Deloitte Review - Getting to the Bottom of ROIThe Great Recession has sent companies scrambling to cut costs and preserve cash. Caught in a sinking tide, many realized how much excess capital — both fixed and working — they were using. Unfortunately, for most organizations this purging exercise is an infrequent, discrete effort, triggered by economic exigencies. While companies incent management to grow earnings (the numerator of ROI), there is considerably less infrastructure and discipline devoted to optimizing the ROI denominator (capital employed). Thus many businesses lose value over business cycles due to weak capital stewardship, with capital intensive businesses suffering most. Ensuring the right level and mix of capital investment, over time, is critical to optimizing ROI. 
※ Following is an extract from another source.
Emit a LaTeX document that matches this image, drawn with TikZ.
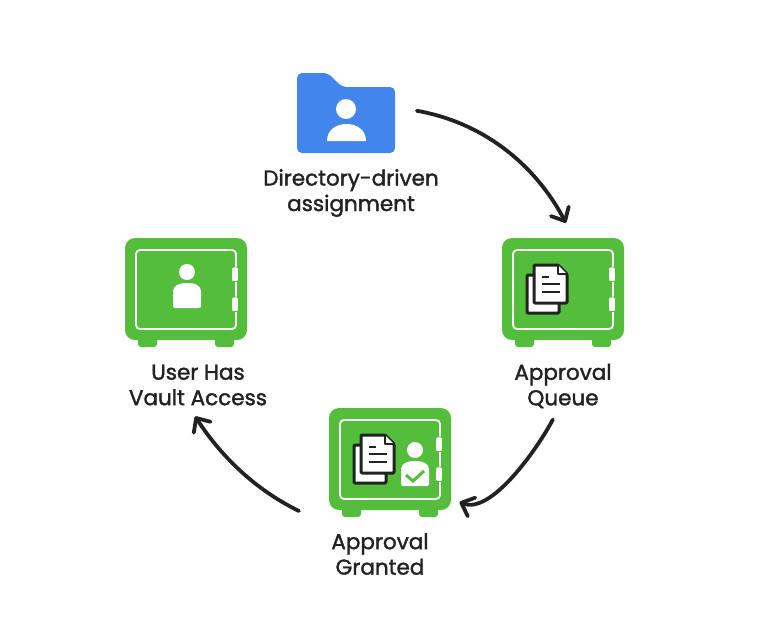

Why do basically well run companies struggle to manage capital? The first culprits are data availability, metrics and incentives. Companies regularly produce profit and loss statements for their operating businesses, yet the capital used by these businesses is often measured at the consolidated corporate level. Corporate leaders set the year’s capital budget with business unit allocations based on growth expectations, corporate strategy and past corporate capital budgets. Capital projects often compete for capital dollars using established processes (e.g., decision stage gating) and metrics (e.g., NPV, IRR). Unfortunately, diligent application of these evaluation processes and tools often results in poor investment choices, both in level and mix.

In some ways, good upfront processes and tools — while necessary — create a false sense of security. Capital must be managed against the multiyear benefits in its business case. Yet, for many reasons, including intra-company management mobility, multiyear monitoring is uncommon. Weaknesses in capital life cycle data, visibility, discipline and accountability often result in excessive capitalization and a breakdown in real discipline around capital management. It is common for projected benefits for investments to systematically outstrip the actual benefits realized, hurting ROI performance.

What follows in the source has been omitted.